Marie-Claire was described as kind, merciful and natural, with an elegant and cordial manner. She adopted the numerous children produced by Dessalines' adulterous affairs. She was a contrast to her husband in her tolerance and support and by showing indiscriminate kindness to people of all colors. She was a great opponent of Dessalines' policy toward the white French people of Haiti; she saw to the needs of the prisoners, and she did not hesitate, despite her husband's anger, to save many of them from battle wounds suffered during the revolution war. She is reported to have fallen to her knees before him to beg him to spare their lives and is said to have hidden one of them, Descourtilz, under her own bed to save him. She was made Empress of Haiti in 1804 upon the creation of the monarchy of Haiti, and crowned with her husband at the Church of Champ de Mars on 8 October 1804. She kept the status for two years.

== Later life ==
After the deposition and death of her Dessalines in 1806, she denied the offer from Henry Christophe to move in with his family. As a widow, she was styled Princess Dowager on 17 October 1806.
As the property of her late husband was confiscated, she lived in poverty in Saint-Marc until August 1843, when she was granted a pension 1,200 gourdes.

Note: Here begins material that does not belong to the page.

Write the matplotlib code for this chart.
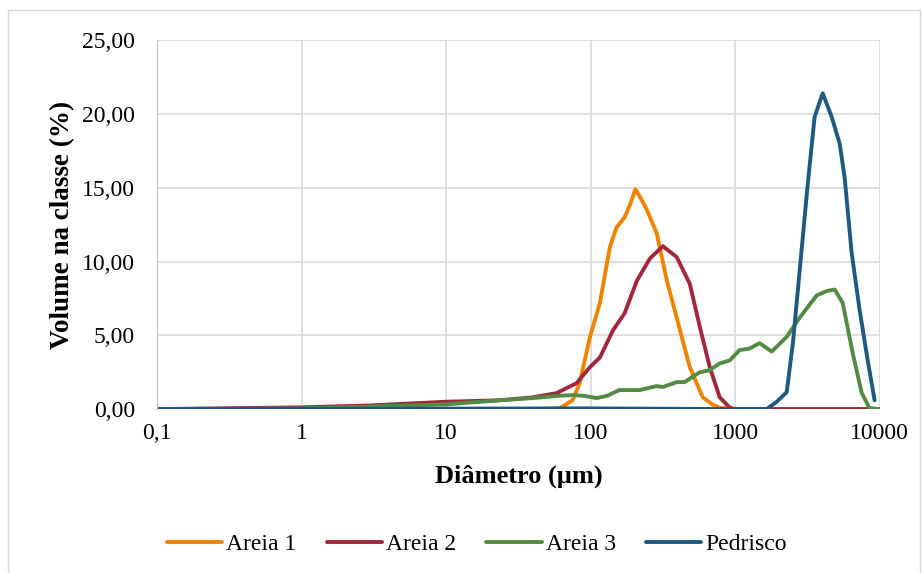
import matplotlib
matplotlib.use("Agg")
import matplotlib.pyplot as plt
from matplotlib.patches import Rectangle
from matplotlib.ticker import FuncFormatter, FixedLocator

# diameters (um) and volume per class (%)
areia1_x = [0.1, 1, 10, 40, 61, 75, 84, 99, 116, 136, 151, 172, 190, 204, 225, 245,
            287, 337, 394, 485, 597, 700, 782, 1000, 10000]
areia1_y = [0, 0, 0, 0, 0.05, 0.6, 1.76, 4.9, 7.2, 11.0, 12.3, 13.0, 14.0, 14.9, 14.2, 13.5,
            11.9, 8.7, 6.2, 2.85, 0.8, 0.3, 0.1, 0, 0]

areia2_x = [0.1, 1, 3, 10, 23.6, 40, 58, 80, 99, 116, 143, 172, 209, 257, 316, 394,
            485, 569, 667, 782, 918, 1000, 10000]
areia2_y = [0, 0.12, 0.25, 0.5, 0.6, 0.8, 1.08, 1.76, 2.85, 3.5, 5.35, 6.5, 8.7, 10.2, 11.04, 10.3,
            8.5, 5.6, 2.85, 0.8, 0.1, 0, 0]

areia3_x = [0.1, 1, 10, 23.6, 40, 60, 75, 90, 110, 130, 158, 218, 287, 316, 394, 447,
            569, 667, 782, 918, 1072, 1258, 1476, 1791, 2275, 2798, 3665, 4298, 4885,
            5548, 6509, 7510, 8511, 10000]
areia3_y = [0, 0.05, 0.32, 0.6, 0.75, 0.9, 0.95, 0.9, 0.75, 0.9, 1.29, 1.29, 1.56, 1.5, 1.83, 1.83,
            2.5, 2.64, 3.1, 3.3, 4.0, 4.1, 4.47, 3.9, 4.9, 6.2, 7.7, 8.0, 8.1,
            7.2, 3.8, 1.1, 0.07, 0]

pedrisco_x = [0.1, 100, 1000, 1653, 1941, 2275, 2512, 2798, 3162, 3548, 4036, 4656,
              5284, 5724, 6400, 7270, 8268, 9228]
pedrisco_y = [0, 0.05, 0, 0, 0.5, 1.15, 4.5, 9.4, 15.0, 19.8, 21.4, 19.8,
              18.0, 15.7, 10.6, 6.7, 3.3, 0.6]

series = [("Areia 1", areia1_x, areia1_y, "#F08300"),
          ("Areia 2", areia2_x, areia2_y, "#A0283A"),
          ("Areia 3", areia3_x, areia3_y, "#548B44"),
          ("Pedrisco", pedrisco_x, pedrisco_y, "#1E5A80")]

x_ticks = [0.1, 1, 10, 100, 1000, 10000]
x_labels = ["0,1", "1", "10", "100", "1000", "10000"]
y_ticks = [0, 5, 10, 15, 20, 25]

plt.rcParams['font.family'] = ['Liberation Serif', 'DejaVu Serif']

fig = plt.figure(figsize=(9.24, 5.73), dpi=100)
ax = fig.add_axes([0.170, 0.286, 0.782, 0.644])

for name, xs, ys, col in series:
    ax.plot(xs, ys, color=col, lw=2.8, label=name, solid_joinstyle='round',
            solid_capstyle='round')

ax.set_xscale('log')
ax.set_xlim(0.1, 10000)
ax.set_ylim(0, 25)
ax.xaxis.set_major_locator(FixedLocator(x_ticks))
ax.xaxis.set_minor_locator(FixedLocator([]))
ax.set_xticklabels(x_labels)
ax.set_yticks(y_ticks)
ax.yaxis.set_major_formatter(FuncFormatter(lambda v, p: f"{v:.2f}".replace('.', ',')))
ax.tick_params(length=0, labelsize=17)
ax.tick_params(axis='x', pad=10)
ax.tick_params(axis='y', pad=16)
ax.grid(True, color='#d9d9d9', lw=1.2)
ax.set_axisbelow(True)
for s in ['top', 'right', 'bottom']:
    ax.spines[s].set_visible(False)
ax.spines['left'].set_color('#bfbfbf')

ax.set_xlabel("Diâmetro (µm)", fontsize=19, fontweight='bold', labelpad=15)
ax.set_ylabel("Volume na classe (%)", fontsize=19.5, fontweight='bold', labelpad=5)

fig.legend(loc='center', bbox_to_anchor=(0.516, 0.05), ncol=4, frameon=False,
           fontsize=17, handlelength=2.35, handletextpad=0.17, columnspacing=1.27)

fig.patches.append(Rectangle((0.009, -0.05), 0.987, 1.0325, transform=fig.transFigure,
                             fill=False, edgecolor='#d9d9d9', lw=1))

fig.savefig("out.png", dpi=100)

In 1849, when Faustin I of Haiti became Emperor, he idealized the late Dessalines and enlarged Marie-Claire's pension as a sign of his admiration. Marie-Claire, who felt no sympathy for this attitude, refused the money. She moved in with her granddaughter, and lived in poverty until her death in 1858 in Gonaïves.

==Legacy==
In her honour, the Fondation Marie-Claire Heureuse Félicité Bonheur Dessalines, also known as the Fondasyon Félicité (FF), was established by Dr Bayyinah Bello in 1999 to undertake humanitarian, social and educational work in Haiti. Soon after the 2010 Haiti earthquake, the non-profit organization Friends of Fondation Félicité was set up to support FF in helping the Haitian people to rebuild their country.